You might think people at the nursing home, just want to hear a few quiet hymns, pray and go back to their rooms. But nothing could be further from the truth! Not only do they like some hand clapping and foot stomping music, but they also LOVE Sunday School songs! This was a recent session from Life Care Center, that we recorded last Friday. I hope you will not only enjoy the music and story, but that you will be inspired to trust God and pray and stand firmly on the B-I-B-L-E through every storm!
Look at the birds of the air; they do not sow or reap or store away in barns, and yet your heavenly Father feeds them. Are you not much more valuable than they? Can any one of you by worrying add a single hour to your life Matthew 6:26-27 NIV
The Lord is my Shepherd, I shall not want. He makes me lie down in green pastures. He leads me beside still waters.He restores my soul. Psalm 23:1-3a ESV
Considering the chorus of the hymn, “He Keeps Me Singing”, it is amazing to realize the story behind those happy words. In 1911, Luther Bridgers was preaching at a revival at a Methodist church in Middleboro, Kentucky, while his wife and children stayed nearby in Harrodsburg, with his parents. In the night the house where they were staying caught fire and Luther’s entire family died in the flames. The following year he wrote these words:
All my life was wrecked by sin and strife Discord filled my heart with pain Jesus swept across those broken strings Stirred the slumbering chords again.
Oh! Jesus! Jesus! Jesus! Sweetest name I know Fills my every long He Keeps me singing as I go
As a guitar player, that line, “Jesus swept across those broken strings,” holds special meaning for me. It reminds me of those times when a string has snapped right in the middle of a hymn. In those moments, there is nothing I can do, except to keep on playing. But with that one string gone, the whole instrument goes out of tune, not to mention, it is difficult to play with a loose string hanging down. So as quickly as I can after fumbling my way through the song, I slip out and replace that worn-out string and retune my instrument. Now, whether you are a guitar player or not, I am sure that you have had a string or two break in your life. Relationships snap, our boss tells us we are being let go, and tragedies such as Luther’s loss of those most precious to him, happen in the night. But even in the middle of the worst, our Lord Jesus is still our Good Shepherd. He has not fallen asleep on the job, nor has He been taken off guard. God is closest to us in our hour of pain. It is in those times that “He makes us lie down in green pastures. He leads us beside the still waters. He restores our souls.” God knows about and shares both in our happy times as well in our deepest griefs.
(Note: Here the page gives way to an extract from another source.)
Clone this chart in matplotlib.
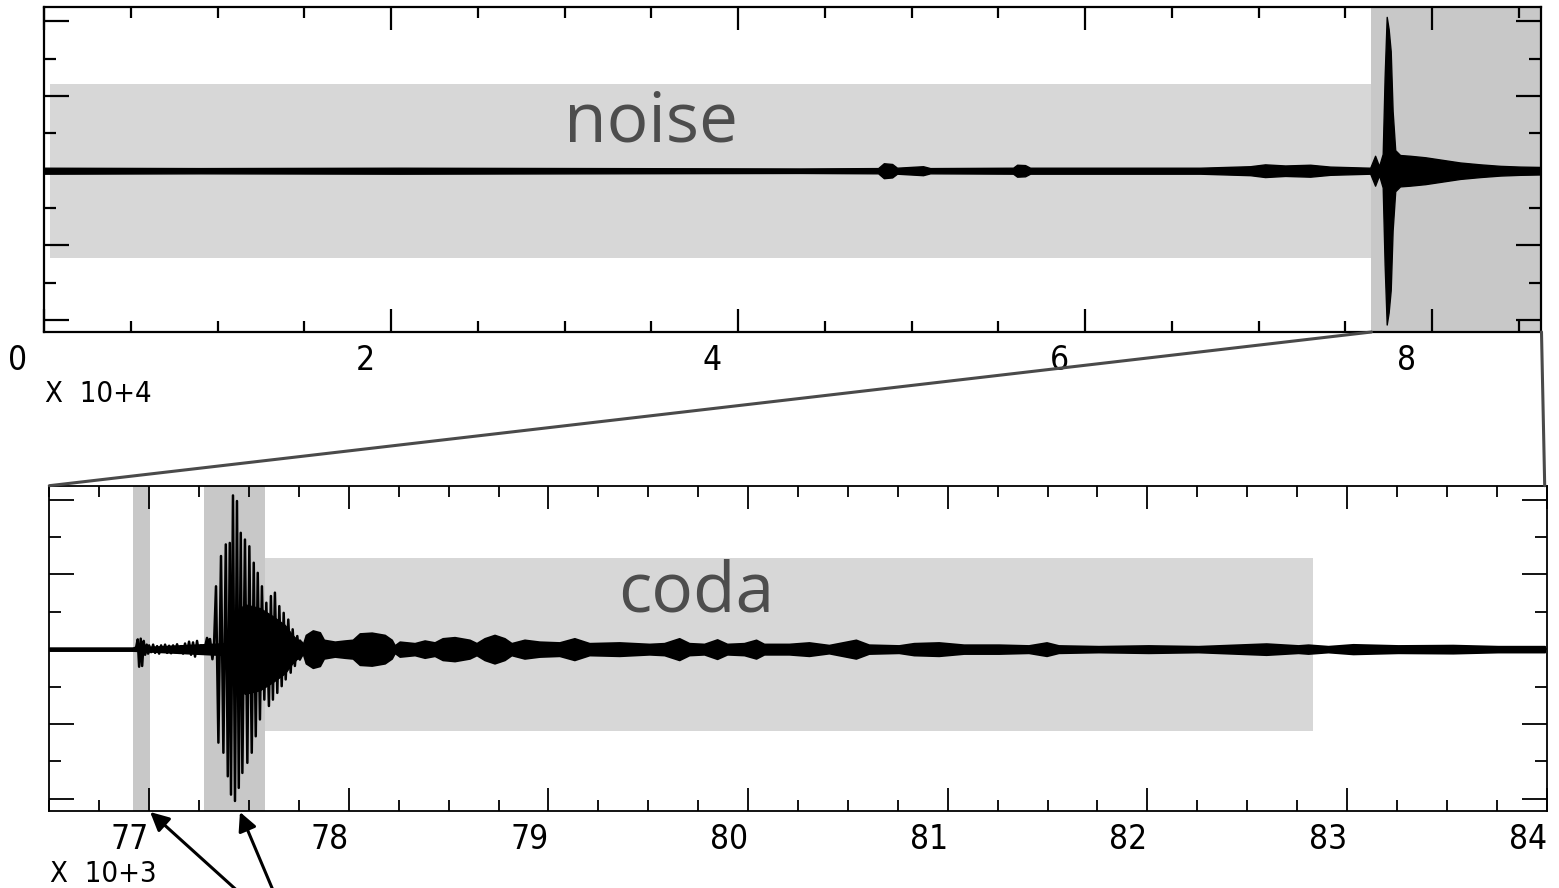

In those moments, His skillful hands go quickly to work, repairing, restoring and replacing our broken strings. If we don’t allow sorrow, loss or bitterness to turn us away from our Good Shepherd, He will restore our souls, stir the slumbering chords again and will truly keep us singing as we go!
But thanks be to God, who gives us the victory through our Lord Jesus Christ. 1 Corinthians 15:57 ESV
The hymn “Victory in Jesus” was requested near the end of our Friday nursing home service, and though I do love this song, it has been quite a while (maybe years!) since I sang it. I was amazed at how my friends at Life Care Center, just lit up and clapped all the way through. Then I looked up a little of the background of this song and discovered that in 1939 when Eugene Bartlett wrote this song, he had been recently paralyzed by a stroke and was confined to bed. Though he had written many other hymns, this one became his most popular and was later sung around the country by his son, Eugene Jr., as he carried on his dad’s ministry.
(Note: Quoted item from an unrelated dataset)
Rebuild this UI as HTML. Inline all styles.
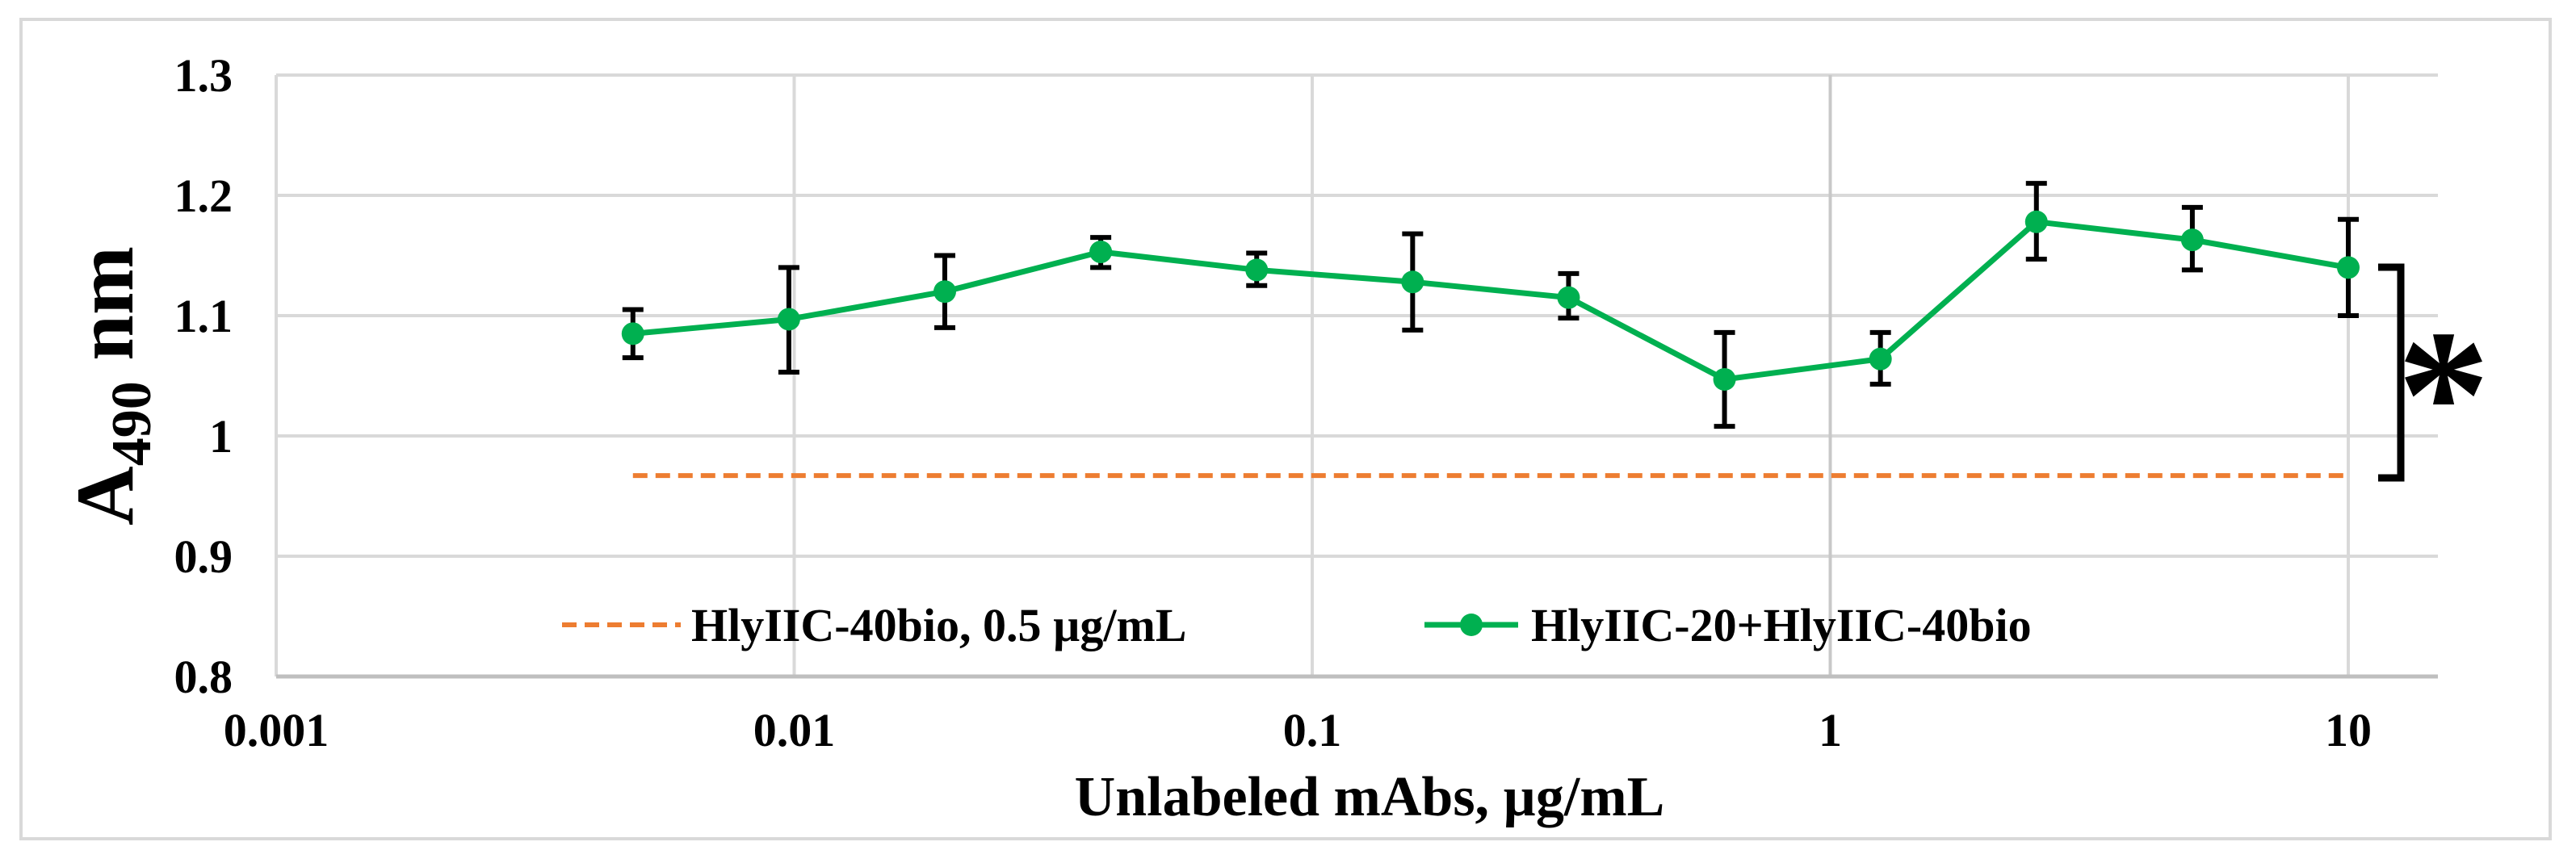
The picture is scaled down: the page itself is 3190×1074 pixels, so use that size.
<!DOCTYPE html>
<html><head><meta charset="utf-8"><style>
html,body{margin:0;padding:0;background:#fff;}
svg{display:block;}
text{font-family:"Liberation Serif",serif;font-weight:bold;fill:#000;}
</style></head><body>
<svg id="chart" width="3190" height="1074" viewBox="0 0 3190 1074" xmlns="http://www.w3.org/2000/svg">
<rect x="26" y="24" width="3132" height="1015" fill="#fff" stroke="#d9d9d9" stroke-width="4"/>
<g id="grid"></g>
<g id="axes"></g>
<g id="series"></g>
<text transform="translate(164,478) rotate(-90)" text-anchor="middle" font-size="102">A<tspan font-size="70" dy="22">490</tspan><tspan dy="-22"> nm</tspan></text>
<text x="1696" y="1010" text-anchor="middle" font-size="70">Unlabeled mAbs, µg/mL</text>
<g>
<line x1="696" y1="774" x2="843" y2="774" stroke="#ed7d31" stroke-width="6" stroke-dasharray="18,10"/>
<text x="856" y="794" font-size="58">HlyIIC-40bio, 0.5 µg/mL</text>
<line x1="1764" y1="774" x2="1880" y2="774" stroke="#00b050" stroke-width="7"/>
<circle cx="1822" cy="774" r="14" fill="#00b050"/>
<text x="1896" y="794" font-size="58">HlyIIC-20+HlyIIC-40bio</text>
</g>
<path d="M2945,331 H2973 V592 H2945" fill="none" stroke="#000" stroke-width="9"/>
<text x="3026" y="566" text-anchor="middle" font-size="230">*</text>
</svg>
<script>
const xValues = [0.0048828, 0.0097656, 0.0195313, 0.0390625, 0.078125, 0.15625, 0.3125, 0.625, 1.25, 2.5, 5, 10];
const yValues = [1.085, 1.097, 1.12, 1.153, 1.138, 1.128, 1.115, 1.047, 1.064, 1.178, 1.163, 1.14];
const yErrLow = [1.065, 1.053, 1.09, 1.14, 1.125, 1.088, 1.098, 1.008, 1.043, 1.147, 1.138, 1.1];
const yErrHigh = [1.105, 1.14, 1.15, 1.165, 1.152, 1.168, 1.135, 1.086, 1.086, 1.21, 1.19, 1.18];
const controlValue = 0.967;
const yTicks = [0.8, 0.9, 1.0, 1.1, 1.2, 1.3];
const yTickLabels = ["0.8", "0.9", "1", "1.1", "1.2", "1.3"];
const xTicks = [0.001, 0.01, 0.1, 1, 10];
const xTickLabels = ["0.001", "0.01", "0.1", "1", "10"];

const NS = "http://www.w3.org/2000/svg";
const L = 342, R = 3019, T = 93, B = 838;
const X = v => L + (Math.log10(v) - Math.log10(0.001)) * 641.5;
const Y = v => B - (v - 0.8) / 0.5 * (B - T);
function mk(tag, attrs, parent) {
  const e = document.createElementNS(NS, tag);
  for (const k in attrs) e.setAttribute(k, attrs[k]);
  parent.appendChild(e);
  return e;
}
const grid = document.getElementById('grid');
const axes = document.getElementById('axes');
const series = document.getElementById('series');
yTicks.forEach((t, i) => {
  if (i > 0) {
    const g = mk('line', {x1: L, x2: R, y1: Y(t), y2: Y(t), stroke: '#d9d9d9', 'stroke-width': 4}, grid);
    
    
  }
  const tx = mk('text', {x: 288, y: Y(t) + 20, 'text-anchor': 'end', 'font-size': 58}, axes);
  tx.textContent = yTickLabels[i];
  
  
});
xTicks.forEach((t, i) => {
  const g = mk('line', {x1: X(t), x2: X(t), y1: T, y2: B, stroke: i === 3 ? '#c8c8c8' : '#d9d9d9', 'stroke-width': 4}, grid);
  
  
  const tx = mk('text', {x: X(t), y: 924, 'text-anchor': 'middle', 'font-size': 58}, axes);
  tx.textContent = xTickLabels[i];
  
  
});
const xa = mk('line', {x1: L, x2: R, y1: B, y2: B, stroke: '#bfbfbf', 'stroke-width': 5}, axes);



const ctrl = mk('line', {x1: X(xValues[0]), x2: X(xValues[xValues.length - 1]), y1: Y(controlValue), y2: Y(controlValue), stroke: '#ed7d31', 'stroke-width': 6, 'stroke-dasharray': '18,10'}, series);



const pts = xValues.map((x, i) => X(x) + ',' + Y(yValues[i])).join(' ');
const pl = mk('polyline', {points: pts, fill: 'none', stroke: '#00b050', 'stroke-width': 7, 'stroke-linejoin': 'round'}, series);



xValues.forEach((x, i) => {
  const cx = X(x);
  const eb = mk('path', {d: `M${cx},${Y(yErrLow[i])} V${Y(yErrHigh[i])} M${cx-13},${Y(yErrLow[i])} H${cx+13} M${cx-13},${Y(yErrHigh[i])} H${cx+13}`, stroke: '#000', 'stroke-width': 6, fill: 'none'}, series);
  
  
});
xValues.forEach((x, i) => {
  const c = mk('circle', {cx: X(x), cy: Y(yValues[i]), r: 14, fill: '#00b050'}, series);
  
  
});
</script>
</body></html>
At the nursing home, I saw how the words and music really struck a chord of hope in the hearts of the residents. Our friends in long-term care, know better than any of us on the outside what it means to look ahead to our eternal victory in Jesus Christ. Rather than focusing on naming and claiming, we are reminded that, Jesus named and claimed us, by His redeeming blood. The Old Testament tells us, “The life is in the blood.”, and today true life and victory can be found nowhere else but in the blood of Jesus Christ. Through HIs blood He purchased our mansion in glory, where, in the words of the song, “some sweet day we’ll sing up there that song of victory!”